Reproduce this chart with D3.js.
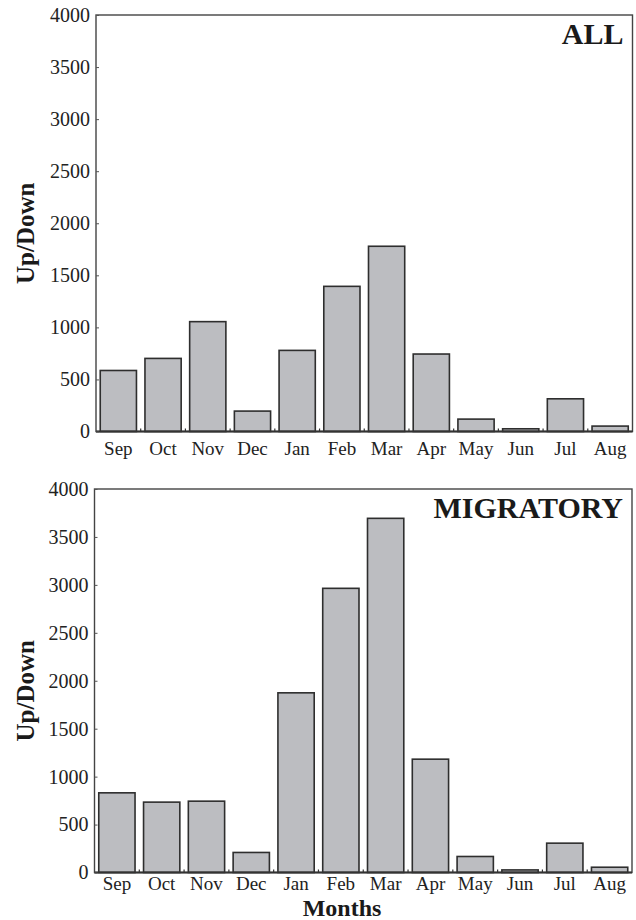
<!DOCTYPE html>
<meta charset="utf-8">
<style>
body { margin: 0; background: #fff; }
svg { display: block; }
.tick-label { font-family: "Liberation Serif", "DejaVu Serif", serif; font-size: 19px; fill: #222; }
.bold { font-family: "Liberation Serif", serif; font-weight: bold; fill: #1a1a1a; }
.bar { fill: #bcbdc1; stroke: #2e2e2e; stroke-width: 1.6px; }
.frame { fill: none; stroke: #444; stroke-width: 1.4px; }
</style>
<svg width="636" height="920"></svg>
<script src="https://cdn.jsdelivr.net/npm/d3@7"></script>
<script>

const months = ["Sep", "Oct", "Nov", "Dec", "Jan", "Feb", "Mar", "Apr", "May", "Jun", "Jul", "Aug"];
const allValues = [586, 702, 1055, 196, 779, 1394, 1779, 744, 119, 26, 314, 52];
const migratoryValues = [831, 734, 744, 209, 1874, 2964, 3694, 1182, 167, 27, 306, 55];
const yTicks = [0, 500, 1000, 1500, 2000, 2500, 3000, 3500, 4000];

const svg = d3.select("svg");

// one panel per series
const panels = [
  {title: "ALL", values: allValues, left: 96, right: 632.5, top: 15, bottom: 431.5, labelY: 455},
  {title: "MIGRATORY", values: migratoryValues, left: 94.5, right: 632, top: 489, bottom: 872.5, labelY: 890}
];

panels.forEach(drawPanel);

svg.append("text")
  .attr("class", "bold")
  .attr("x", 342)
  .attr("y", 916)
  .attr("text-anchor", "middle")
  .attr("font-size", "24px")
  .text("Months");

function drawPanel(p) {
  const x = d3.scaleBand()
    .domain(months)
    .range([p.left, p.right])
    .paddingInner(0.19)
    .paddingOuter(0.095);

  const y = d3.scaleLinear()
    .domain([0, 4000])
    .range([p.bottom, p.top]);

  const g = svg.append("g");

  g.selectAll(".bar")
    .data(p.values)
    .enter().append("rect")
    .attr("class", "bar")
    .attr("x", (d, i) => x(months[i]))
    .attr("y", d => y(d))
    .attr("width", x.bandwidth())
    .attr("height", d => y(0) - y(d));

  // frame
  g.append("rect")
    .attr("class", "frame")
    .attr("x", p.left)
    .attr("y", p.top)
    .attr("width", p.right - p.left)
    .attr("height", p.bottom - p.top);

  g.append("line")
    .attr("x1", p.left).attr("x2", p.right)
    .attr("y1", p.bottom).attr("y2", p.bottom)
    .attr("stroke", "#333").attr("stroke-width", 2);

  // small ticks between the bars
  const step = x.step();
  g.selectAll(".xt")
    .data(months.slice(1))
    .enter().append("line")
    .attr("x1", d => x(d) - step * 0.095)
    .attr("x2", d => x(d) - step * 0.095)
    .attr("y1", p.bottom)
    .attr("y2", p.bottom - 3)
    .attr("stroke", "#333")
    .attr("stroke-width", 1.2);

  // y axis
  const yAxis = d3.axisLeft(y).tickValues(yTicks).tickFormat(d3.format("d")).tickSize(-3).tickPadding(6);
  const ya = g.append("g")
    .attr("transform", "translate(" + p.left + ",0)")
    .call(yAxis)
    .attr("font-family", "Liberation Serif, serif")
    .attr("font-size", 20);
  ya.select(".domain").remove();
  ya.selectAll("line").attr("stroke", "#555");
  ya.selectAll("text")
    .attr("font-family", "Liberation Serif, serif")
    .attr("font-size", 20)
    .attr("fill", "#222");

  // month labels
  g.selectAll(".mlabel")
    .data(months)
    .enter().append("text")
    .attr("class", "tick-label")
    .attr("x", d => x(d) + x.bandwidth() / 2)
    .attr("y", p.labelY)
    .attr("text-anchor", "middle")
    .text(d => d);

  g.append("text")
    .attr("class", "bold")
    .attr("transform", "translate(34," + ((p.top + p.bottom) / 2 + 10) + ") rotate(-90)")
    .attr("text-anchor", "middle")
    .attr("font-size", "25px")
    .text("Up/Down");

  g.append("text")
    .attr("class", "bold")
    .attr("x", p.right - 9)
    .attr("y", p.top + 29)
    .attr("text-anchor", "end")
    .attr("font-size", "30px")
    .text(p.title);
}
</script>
##############################
## JOB
In the copy, include no pictures; restate the listing above exactly.

## ANSWER TO THIS TASK
Reproduce this chart with D3.js.
<!DOCTYPE html>
<meta charset="utf-8">
<style>
body { margin: 0; background: #fff; }
svg { display: block; }
.tick-label { font-family: "Liberation Serif", "DejaVu Serif", serif; font-size: 19px; fill: #222; }
.bold { font-family: "Liberation Serif", serif; font-weight: bold; fill: #1a1a1a; }
.bar { fill: #bcbdc1; stroke: #2e2e2e; stroke-width: 1.6px; }
.frame { fill: none; stroke: #444; stroke-width: 1.4px; }
</style>
<svg width="636" height="920"></svg>
<script src="https://cdn.jsdelivr.net/npm/d3@7"></script>
<script>

const months = ["Sep", "Oct", "Nov", "Dec", "Jan", "Feb", "Mar", "Apr", "May", "Jun", "Jul", "Aug"];
const allValues = [586, 702, 1055, 196, 779, 1394, 1779, 744, 119, 26, 314, 52];
const migratoryValues = [831, 734, 744, 209, 1874, 2964, 3694, 1182, 167, 27, 306, 55];
const yTicks = [0, 500, 1000, 1500, 2000, 2500, 3000, 3500, 4000];

const svg = d3.select("svg");

// one panel per series
const panels = [
  {title: "ALL", values: allValues, left: 96, right: 632.5, top: 15, bottom: 431.5, labelY: 455},
  {title: "MIGRATORY", values: migratoryValues, left: 94.5, right: 632, top: 489, bottom: 872.5, labelY: 890}
];

panels.forEach(drawPanel);

svg.append("text")
  .attr("class", "bold")
  .attr("x", 342)
  .attr("y", 916)
  .attr("text-anchor", "middle")
  .attr("font-size", "24px")
  .text("Months");

function drawPanel(p) {
  const x = d3.scaleBand()
    .domain(months)
    .range([p.left, p.right])
    .paddingInner(0.19)
    .paddingOuter(0.095);

  const y = d3.scaleLinear()
    .domain([0, 4000])
    .range([p.bottom, p.top]);

  const g = svg.append("g");

  g.selectAll(".bar")
    .data(p.values)
    .enter().append("rect")
    .attr("class", "bar")
    .attr("x", (d, i) => x(months[i]))
    .attr("y", d => y(d))
    .attr("width", x.bandwidth())
    .attr("height", d => y(0) - y(d));

  // frame
  g.append("rect")
    .attr("class", "frame")
    .attr("x", p.left)
    .attr("y", p.top)
    .attr("width", p.right - p.left)
    .attr("height", p.bottom - p.top);

  g.append("line")
    .attr("x1", p.left).attr("x2", p.right)
    .attr("y1", p.bottom).attr("y2", p.bottom)
    .attr("stroke", "#333").attr("stroke-width", 2);

  // small ticks between the bars
  const step = x.step();
  g.selectAll(".xt")
    .data(months.slice(1))
    .enter().append("line")
    .attr("x1", d => x(d) - step * 0.095)
    .attr("x2", d => x(d) - step * 0.095)
    .attr("y1", p.bottom)
    .attr("y2", p.bottom - 3)
    .attr("stroke", "#333")
    .attr("stroke-width", 1.2);

  // y axis
  const yAxis = d3.axisLeft(y).tickValues(yTicks).tickFormat(d3.format("d")).tickSize(-3).tickPadding(6);
  const ya = g.append("g")
    .attr("transform", "translate(" + p.left + ",0)")
    .call(yAxis)
    .attr("font-family", "Liberation Serif, serif")
    .attr("font-size", 20);
  ya.select(".domain").remove();
  ya.selectAll("line").attr("stroke", "#555");
  ya.selectAll("text")
    .attr("font-family", "Liberation Serif, serif")
    .attr("font-size", 20)
    .attr("fill", "#222");

  // month labels
  g.selectAll(".mlabel")
    .data(months)
    .enter().append("text")
    .attr("class", "tick-label")
    .attr("x", d => x(d) + x.bandwidth() / 2)
    .attr("y", p.labelY)
    .attr("text-anchor", "middle")
    .text(d => d);

  g.append("text")
    .attr("class", "bold")
    .attr("transform", "translate(34," + ((p.top + p.bottom) / 2 + 10) + ") rotate(-90)")
    .attr("text-anchor", "middle")
    .attr("font-size", "25px")
    .text("Up/Down");

  g.append("text")
    .attr("class", "bold")
    .attr("x", p.right - 9)
    .attr("y", p.top + 29)
    .attr("text-anchor", "end")
    .attr("font-size", "30px")
    .text(p.title);
}
</script>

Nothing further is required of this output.